Да и вслух говорить о таких вещах совершенно излишне, бывают вещи, о которых нельзя говорить даже намеками, чтобы не мешать жизни; и все-таки если б в машине, куда проникал лишь рассеянный кронами свет фонарей, не было так темно, если бы мы могли ясно видеть лица друг друга и все, что мы чувствовали, не оставалось бы где-то на грани между догадкой и ощущением, а вылилось бы в слова, то, скорее всего, между нами троими все сложилось бы по-другому.
Позднее она все же заговорила, когда этот напряженный момент был уже позади.
Да, сказала она, у каждого в жизни есть такая или подобная история, но заметил ли я, что все жизненные истории очень печальны! почему, интересно? но ей все же казалось, сказала она, будто я рассказывал ей свою историю, о которой ей почти ничего неизвестно, или, возможно, рассказывал о своей обиженности.
Обиженности, переспросил я, потому что меня удивило само это слово.
Но не успел я отреагировать, как улыбка на ее лице прорвалась легким смешком, и вместе с этим смешком она вытолкнула из себя вопрос: а знаю ли я, что она еврейка, спросила она.

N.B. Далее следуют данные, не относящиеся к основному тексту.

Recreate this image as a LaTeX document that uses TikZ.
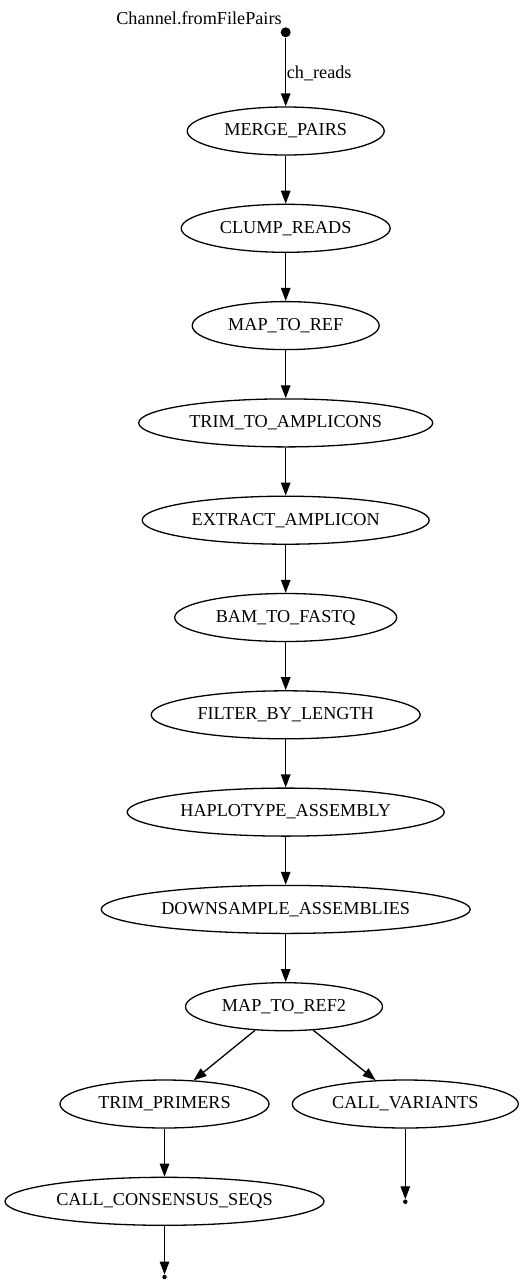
\documentclass[tikz,border=0pt]{standalone}
\usepackage{fontspec}
\setmainfont{Liberation Serif}
\usetikzlibrary{shapes.geometric,arrows.meta}
\begin{document}
\begin{tikzpicture}[x=1pt,y=-1pt,
  proc/.style={ellipse,draw,line width=1.3pt,inner sep=0pt,minimum height=48pt,
    font=\fontsize{18.2}{22}\selectfont},
  lbl/.style={inner sep=0pt,font=\fontsize{18.2}{22}\selectfont},
  edge/.style={line width=1.3pt,-{Triangle[length=13pt,width=9.5pt]}},
  startpt/.style={circle,fill,inner sep=0pt,minimum size=10pt},
  endpt/.style={circle,fill,inner sep=0pt,minimum size=4.5pt}]
\useasboundingbox (0,0) rectangle (527,1285);
\node[startpt] (s) at (285.7,32.3) {};
\node[lbl] (slbl) at (199,18) {Channel.fromFilePairs};
\node[proc,minimum width=197pt] (n0) at (285.7,131) {MERGE\_PAIRS};
\node[proc,minimum width=209pt] (n1) at (285.7,228.3) {CLUMP\_READS};
\node[proc,minimum width=187pt] (n2) at (285.7,325.6) {MAP\_TO\_REF};
\node[proc,minimum width=294pt] (n3) at (285.7,422.9) {TRIM\_TO\_AMPLICONS};
\node[proc,minimum width=287pt] (n4) at (285.7,520.2) {EXTRACT\_AMPLICON};
\node[proc,minimum width=222pt] (n5) at (285.7,617.5) {BAM\_TO\_FASTQ};
\node[proc,minimum width=269pt] (n6) at (285.7,714.8) {FILTER\_BY\_LENGTH};
\node[proc,minimum width=317pt] (n7) at (285.7,812.1) {HAPLOTYPE\_ASSEMBLY};
\node[proc,minimum width=369pt] (n8) at (285.7,909.4) {DOWNSAMPLE\_ASSEMBLIES};
\node[proc,minimum width=197pt] (n9) at (284,1006.7) {MAP\_TO\_REF2};
\node[proc,minimum width=209pt] (tp) at (164.5,1104) {TRIM\_PRIMERS};
\node[proc,minimum width=226pt] (cv) at (405.3,1104) {CALL\_VARIANTS};
\node[proc,minimum width=319pt] (cc) at (164.5,1201.3) {CALL\_CONSENSUS\_SEQS};
\node[endpt] (e1) at (164.5,1277) {};
\node[endpt] (e2) at (405.3,1201.7) {};
\draw[edge] (s) -- node[lbl,anchor=west,xshift=0.5pt,yshift=-1.5pt] (chr) {ch\_reads} (n0);
\draw[edge] (n0) -- (n1);
\draw[edge] (n1) -- (n2);
\draw[edge] (n2) -- (n3);
\draw[edge] (n3) -- (n4);
\draw[edge] (n4) -- (n5);
\draw[edge] (n5) -- (n6);
\draw[edge] (n6) -- (n7);
\draw[edge] (n7) -- (n8);
\draw[edge] (n8.south) -- (n8.south |- n9.north);
\draw[edge] (n9) -- (tp);
\draw[edge] (n9) -- (cv);
\draw[edge] (tp) -- (cc);
\draw[edge] (cc) -- (e1);
\draw[edge] (cv) -- (e2);
\end{tikzpicture}
\end{document}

А потом уже громко, по-настоящему рассмеялась, вероятно, из-за ошарашенного недоумения, написанного на моем лице.
Хорошо, крикнула она, смеясь, мне пора идти, пожала мое колено и убрала руку, об этом она расскажет как-нибудь в другой раз.
Я сказал, что не понял ее.
Ну так надо подумать, раз уж я такой умный мальчик, и вообще, вовсе не обязательно все понимать, достаточно будет, если я это почувствую.

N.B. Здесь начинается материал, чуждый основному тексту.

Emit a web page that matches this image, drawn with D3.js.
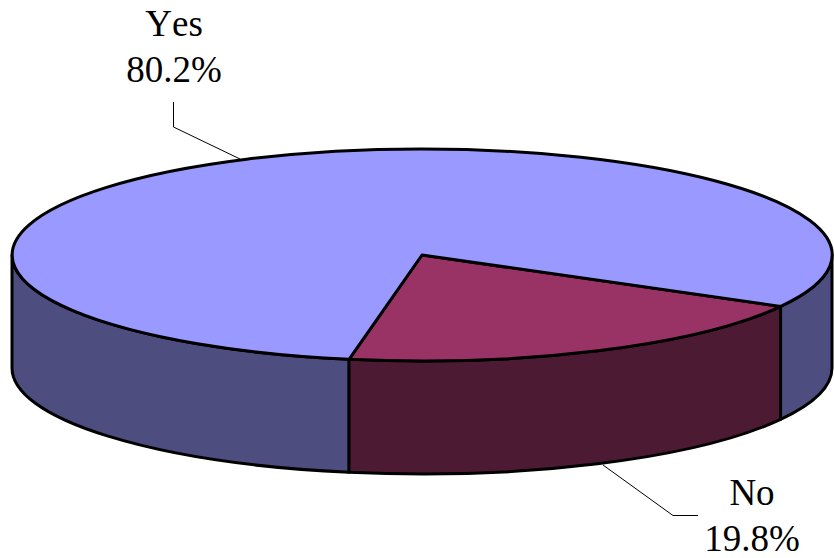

Но что я могу в этом чувствовать?
Должен чувствовать.
Нет, сказал я, так просто она не отделается, это свинство.
Почему не отделается, смеясь, прокричала она и, перегнувшись через меня, распахнула дверцу машины: прошу.
Но если я все равно не понял, о чем она говорит?
Однако ее больше не интересовали мои слова и вопросы, что я понял, чего не понял; упираясь руками в мой бок, она пыталась выпихнуть меня из машины, я же, после некоторых колебаний, схватил ее за запястье, а колебался я потому, что у меня возникло такое чувство, что я не могу отвечать насилием на ее насилие, потому что она еврейка, она только что об этом сказала, но именно это чувство и побудило меня к тому, чтобы, слегка вывернув ее запястья, оторвать от себя ее руки; при этом мы оба смеялись над глупостью ситуации, доставлявшей нам наслаждение, и оба хотели прервать это наслаждение.
Нет, нет, задыхаясь, с немного наигранной болью кричала она таким голосом, в котором одновременно можно было расслышать голос сдающей позиции зрелой женщины и трогательно неловкое верещание бывшей девчонки, ну перестань же, достаточно, отпусти.
Но, видимо, этого ей было все же недостаточно, потому что она нацелилась головой мне в грудь, то есть решила продолжить, на что я чуть сильнее вывернул ей запястья, она ойкнула, голова ее на мгновенье застыла у меня на груди, на уютном и мирном месте, которое она, может, давно искала, и эта встреча двух напряженных тел словно бы означала, что я – основательный и надежный мужчина, а она – всего лишь слабая женщина, которая пока что сопротивляется и отталкивает меня, но в конце концов все же сдастся.